По контрасту с этими примерами в период, предшествовавший Второй мировой войне, сражения на домашних фронтах – в отличие от призывов к «гуманности» за границей и попечения о меньшинствах в отсталых странах – гораздо чаще были связаны с обращениями к правам личности. Такая разница обусловливалась тем фактом, что во внутренней полемике можно было принимать как должное уже сложившееся пространство инклюзивного гражданства, в котором притязания на права могли наделяться смыслами. В одном из очень редких англоязычных упоминаний о правах человека, прозвучавших до 1940-х годов, сенатор от штата Массачусетс и лидер радикальных республиканцев Чарльз Самнер вскоре после Гражданской войны в США отмечал: «Наша война означает, что институты этой страны навеки посвящены Правам Человека, а Декларация независимости есть вовсе не обещание будущего, но свершение настоящего» 56 . Внутриполитическая борьба не разорвала, а укрепила связь между принципами прав и основаниями суверенности и, подобно революции, все еще могла выливаться в насильственные формы.
56
Цит. по: Donald D. Charles Sumner and the Rights of Man. New York: Alfred A. Knopf, 1970. P. 423.

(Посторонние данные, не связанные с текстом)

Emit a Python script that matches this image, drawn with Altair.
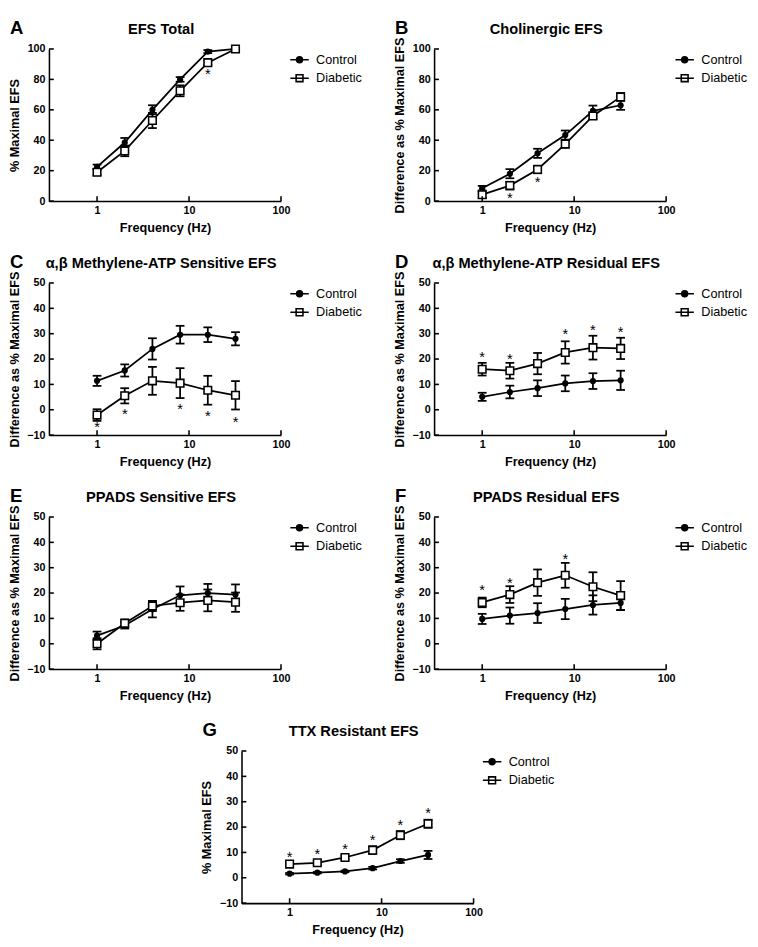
import altair as alt
import pandas as pd

FONT = "Liberation Sans"

freqs = [1, 2, 4, 8, 16, 32]
groups = ["Control", "Diabetic"]
x_ticks = [1, 10, 100]
y_ticks_100 = [0, 20, 40, 60, 80, 100]
y_ticks_50 = [-10, 0, 10, 20, 30, 40, 50]

# Panel A - EFS Total
a_ctrl = [22.5, 38.5, 60, 80, 98.3, 100]
a_ctrl_sem = [1.5, 3, 3, 1.5, 1, 0]
a_diab = [19, 33, 53, 72.5, 91, 100]
a_diab_sem = [2, 3.5, 5, 3.6, 1.5, 0]
a_star_x = [16]
a_star_y = [85]

# Panel B - Cholinergic EFS
b_ctrl = [8.5, 18, 31.4, 43.4, 59.3, 63]
b_ctrl_sem = [1.5, 3, 3, 3, 3.5, 3]
b_diab = [4.2, 10.2, 20.8, 37.5, 56, 68.5]
b_diab_sem = [2, 2.5, 2.5, 2.5, 2, 2.5]
b_star_x = [2, 4]
b_star_y = [3.2, 13.8]

# Panel C - a,b Methylene-ATP Sensitive EFS
c_ctrl = [11.4, 15.5, 24, 29.6, 29.6, 28]
c_ctrl_sem = [2, 2.4, 4.2, 3.5, 2.9, 2.6]
c_diab = [-2.1, 5.5, 11.4, 10.5, 7.7, 5.7]
c_diab_sem = [2.3, 3, 5.5, 5.9, 5.7, 5.6]
c_star_x = [1, 2, 8, 16, 32]
c_star_y = [-6.2, -0.8, 1.1, -1.8, -4.1]

# Panel D - a,b Methylene-ATP Residual EFS
d_ctrl = [5.1, 7, 8.5, 10.4, 11.3, 11.6]
d_ctrl_sem = [1.6, 2.5, 3.1, 3.1, 3.1, 3.8]
d_diab = [16, 15.4, 18.2, 22.6, 24.5, 24.2]
d_diab_sem = [2.5, 3.1, 4.2, 4.4, 4.7, 4.2]
d_star_x = [1, 2, 8, 16, 32]
d_star_y = [21.7, 20.9, 30.5, 32, 31.5]

# Panel E - PPADS Sensitive EFS
e_ctrl = [3.2, 7.2, 13.6, 19.1, 20, 19.4]
e_ctrl_sem = [1.6, 1.2, 3.2, 3.5, 3.6, 4]
e_diab = [0, 8.1, 14.9, 16.2, 17.1, 16.4]
e_diab_sem = [2.2, 1.5, 2, 3.2, 4.3, 3.8]
e_star_x = []
e_star_y = []

# Panel F - PPADS Residual EFS
f_ctrl = [9.8, 11.1, 12.1, 13.7, 15.3, 16.1]
f_ctrl_sem = [2, 3.2, 3.9, 4, 3.8, 2.8]
f_diab = [16.3, 19.4, 24.1, 27, 22.5, 19]
f_diab_sem = [1.9, 3.3, 5.2, 4.9, 5.7, 5.7]
f_star_x = [1, 2, 8]
f_star_y = [21.8, 24.7, 34]

# Panel G - TTX Resistant EFS
g_ctrl = [1.6, 2, 2.5, 3.8, 6.6, 9]
g_ctrl_sem = [0.3, 0.3, 0.3, 0.5, 0.7, 1.6]
g_diab = [5.4, 5.9, 8, 10.9, 16.8, 21.3]
g_diab_sem = [0.6, 0.8, 0.8, 1.5, 1.6, 1.6]
g_star_x = [1, 2, 4, 8, 16, 32]
g_star_y = [9, 9.9, 12.2, 15.6, 21.6, 26.3]

W = 238
H = 156

CTRL_PATH = "M-1.35,0H1.35M0.43,0A0.43,0.43,0,1,1,-0.43,0A0.43,0.43,0,1,1,0.43,0Z"
DIAB_PATH = "M-0.5,-0.5H0.5V0.5H-0.5ZM-1.35,0H1.35"


def make_panel(letter, title, ytitle, ydomain, yticks, c_mean, c_sem, d_mean, d_sem, sx, sy):
    df = pd.DataFrame({
        "freq": freqs + freqs,
        "group": ["Control"] * len(freqs) + ["Diabetic"] * len(freqs),
        "mean": c_mean + d_mean,
        "sem": c_sem + d_sem,
    })
    xscale = alt.Scale(type="log", domain=[0.3, 100], nice=False)
    yscale = alt.Scale(domain=ydomain, nice=False, zero=False)
    xaxis = alt.Axis(values=x_ticks, format="~g", grid=False, ticks=False, tickSize=0,
                     labelFont=FONT, labelFontSize=11, labelFontWeight="bold", labelPadding=4,
                     labelFlush=False, labelOverlap=False,
                     domainColor="black", domainWidth=1.6,
                     title="Frequency (Hz)", titleFont=FONT, titleFontSize=13,
                     titleFontWeight="bold", titlePadding=6)
    yaxis = alt.Axis(values=yticks, grid=False, ticks=False, tickSize=0,
                     labelFont=FONT, labelFontSize=11, labelFontWeight="bold", labelPadding=4,
                     labelFlush=False, labelOverlap=False,
                     domainColor="black", domainWidth=1.6,
                     title=ytitle, titleFont=FONT, titleFontSize=13,
                     titleFontWeight="bold", titlePadding=6)

    def X(f):
        return alt.X(f"{f}:Q", scale=xscale, axis=xaxis)

    def Y(f):
        return alt.Y(f"{f}:Q", scale=yscale, axis=yaxis)

    base = alt.Chart(df).transform_calculate(
        lo="datum.mean - datum.sem", hi="datum.mean + datum.sem"
    )
    lines = base.mark_line(color="black", strokeWidth=1.8).encode(
        x=X("freq"), y=Y("mean"), detail="group:N")
    stems = base.mark_rule(color="black", strokeWidth=1.8).encode(
        x=X("freq"), y=Y("lo"), y2="hi:Q")
    cap_lo = base.mark_tick(color="black", orient="horizontal", size=9, thickness=1.8,
                            opacity=1).encode(x=X("freq"), y=Y("lo"))
    cap_hi = base.mark_tick(color="black", orient="horizontal", size=9, thickness=1.8,
                            opacity=1).encode(x=X("freq"), y=Y("hi"))
    ctrl_pts = base.transform_filter("datum.group == 'Control'").mark_point(
        shape="circle", filled=True, color="black", size=40, opacity=1).encode(
        x=X("freq"), y=Y("mean"))
    diab_pts = base.transform_filter("datum.group == 'Diabetic'").mark_point(
        shape="square", filled=True, fill="white", stroke="black", strokeWidth=1.6,
        size=60, opacity=1).encode(x=X("freq"), y=Y("mean"))

    leg = alt.Legend(title=None, orient="right", offset=8, padding=3,
                     symbolSize=196, symbolStrokeColor="black", symbolStrokeWidth=1.6,
                     labelFont=FONT, labelFontSize=13, labelColor="black",
                     labelOffset=9, rowPadding=4)
    legend_layer = base.transform_filter("false").mark_point(
        filled=True, strokeWidth=1.6, size=196, opacity=1).encode(
        fill=alt.Fill("group:N", scale=alt.Scale(domain=groups, range=["black", "white"]),
                      legend=leg),
        stroke=alt.Stroke("group:N", scale=alt.Scale(domain=groups, range=["black", "black"]),
                          legend=leg),
        shape=alt.Shape("group:N", scale=alt.Scale(domain=groups, range=[CTRL_PATH, DIAB_PATH]),
                        legend=leg),
    )

    xt = alt.Chart(pd.DataFrame({"t": x_ticks})).mark_rule(
        color="black", strokeWidth=1.6).encode(
        x=X("t"), y=alt.value(H), y2=alt.value(H - 5))
    yt = alt.Chart(pd.DataFrame({"t": yticks})).mark_rule(
        color="black", strokeWidth=1.6).encode(
        y=Y("t"), x=alt.value(0), x2=alt.value(5))

    layers = [lines, stems, cap_lo, cap_hi, ctrl_pts, diab_pts, legend_layer, xt, yt]
    if len(sx) > 0:
        stars = alt.Chart(pd.DataFrame({"freq": sx, "y": sy})).mark_text(
            text="*", fontSize=15, font=FONT, color="black", baseline="middle", dy=2).encode(
            x=X("freq"), y=Y("y"))
        layers.append(stars)
    letter_layer = alt.Chart(pd.DataFrame({"l": [letter]})).mark_text(
        align="left", baseline="alphabetic", fontSize=19, fontWeight="bold", font=FONT,
        color="black").encode(text="l:N", x=alt.value(-40), y=alt.value(-15))
    title_layer = alt.Chart(pd.DataFrame({"t": [title]})).mark_text(
        align="center", baseline="alphabetic", fontSize=15, fontWeight="bold", font=FONT,
        color="black").encode(text="t:N", x=alt.value(W / 2 - 4), y=alt.value(-15))
    layers += [letter_layer, title_layer]

    return alt.layer(*layers).properties(width=W, height=H)


pA = make_panel("A", "EFS Total", "% Maximal EFS", [0, 100], y_ticks_100,
                a_ctrl, a_ctrl_sem, a_diab, a_diab_sem, a_star_x, a_star_y)
pB = make_panel("B", "Cholinergic EFS", "Difference as % Maximal EFS", [0, 100], y_ticks_100,
                b_ctrl, b_ctrl_sem, b_diab, b_diab_sem, b_star_x, b_star_y)
pC = make_panel("C", "α,β Methylene-ATP Sensitive EFS", "Difference as % Maximal EFS", [-10, 50],
                y_ticks_50, c_ctrl, c_ctrl_sem, c_diab, c_diab_sem, c_star_x, c_star_y)
pD = make_panel("D", "α,β Methylene-ATP Residual EFS", "Difference as % Maximal EFS", [-10, 50],
                y_ticks_50, d_ctrl, d_ctrl_sem, d_diab, d_diab_sem, d_star_x, d_star_y)
pE = make_panel("E", "PPADS Sensitive EFS", "Difference as % Maximal EFS", [-10, 50],
                y_ticks_50, e_ctrl, e_ctrl_sem, e_diab, e_diab_sem, e_star_x, e_star_y)
pF = make_panel("F", "PPADS Residual EFS", "Difference as % Maximal EFS", [-10, 50],
                y_ticks_50, f_ctrl, f_ctrl_sem, f_diab, f_diab_sem, f_star_x, f_star_y)
pG = make_panel("G", "TTX Resistant EFS", "% Maximal EFS", [-10, 50],
                y_ticks_50, g_ctrl, g_ctrl_sem, g_diab, g_diab_sem, g_star_x, g_star_y)


def indep(c):
    return c.resolve_scale(fill="independent", stroke="independent", shape="independent").resolve_legend(
        fill="independent", stroke="independent", shape="independent")


def row(a, b):
    return indep(alt.hconcat(a, b, spacing=29))


chart = indep(alt.vconcat(row(pA, pB), row(pC, pD), row(pE, pF), pG, spacing=20, center=True)).properties(
    padding=0).configure_view(stroke=None).configure_axis(labelColor="black", titleColor="black")

chart.save("out.html", embed_options={"renderer": "svg", "actions": False})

Все случаи борьбы, нацеленной на обретение новых прав или наделение ими новых групп, с предельной ясностью иллюстрируют этот тезис. Требования революционной эпохи о включении женщин в состав человечества – и, соответственно, в состав политии, – излагаемые, в частности, в трактатах «Декларация прав женщины и гражданки» Олимпии де Гуж и «В защиту прав женщин» Мэри Уолстонкрафт, являются классическими иллюстрациями сказанного. Женское движение, на формирование которого ушли последующие полвека, поставило права в центр всей своей деятельности. Причем первейшим правом в его повестке значилось гражданское право участвовать в выборах. Несомненно, начиная с Уолстонкрафт, феминистская адвокация расширяла свои горизонты: когда после Первой мировой войны женское население англо-американского мира получило доступ к избирательным урнам, движение занялось социальными правами женщин и упрочением их гражданского статуса. Учитывая ту уникальную роль, какую женщины играют в репродукции и воспитании детей, активистки начали настаивать на том, что государство должно не ограничиваться инклюзией, выражавшейся в приобщении к выборам, а заняться всеми вездесущими структурами женской зависимости. Но подобное углубление и упрочение предпосылок гражданства не означало тем не менее автоматического расширения его границ.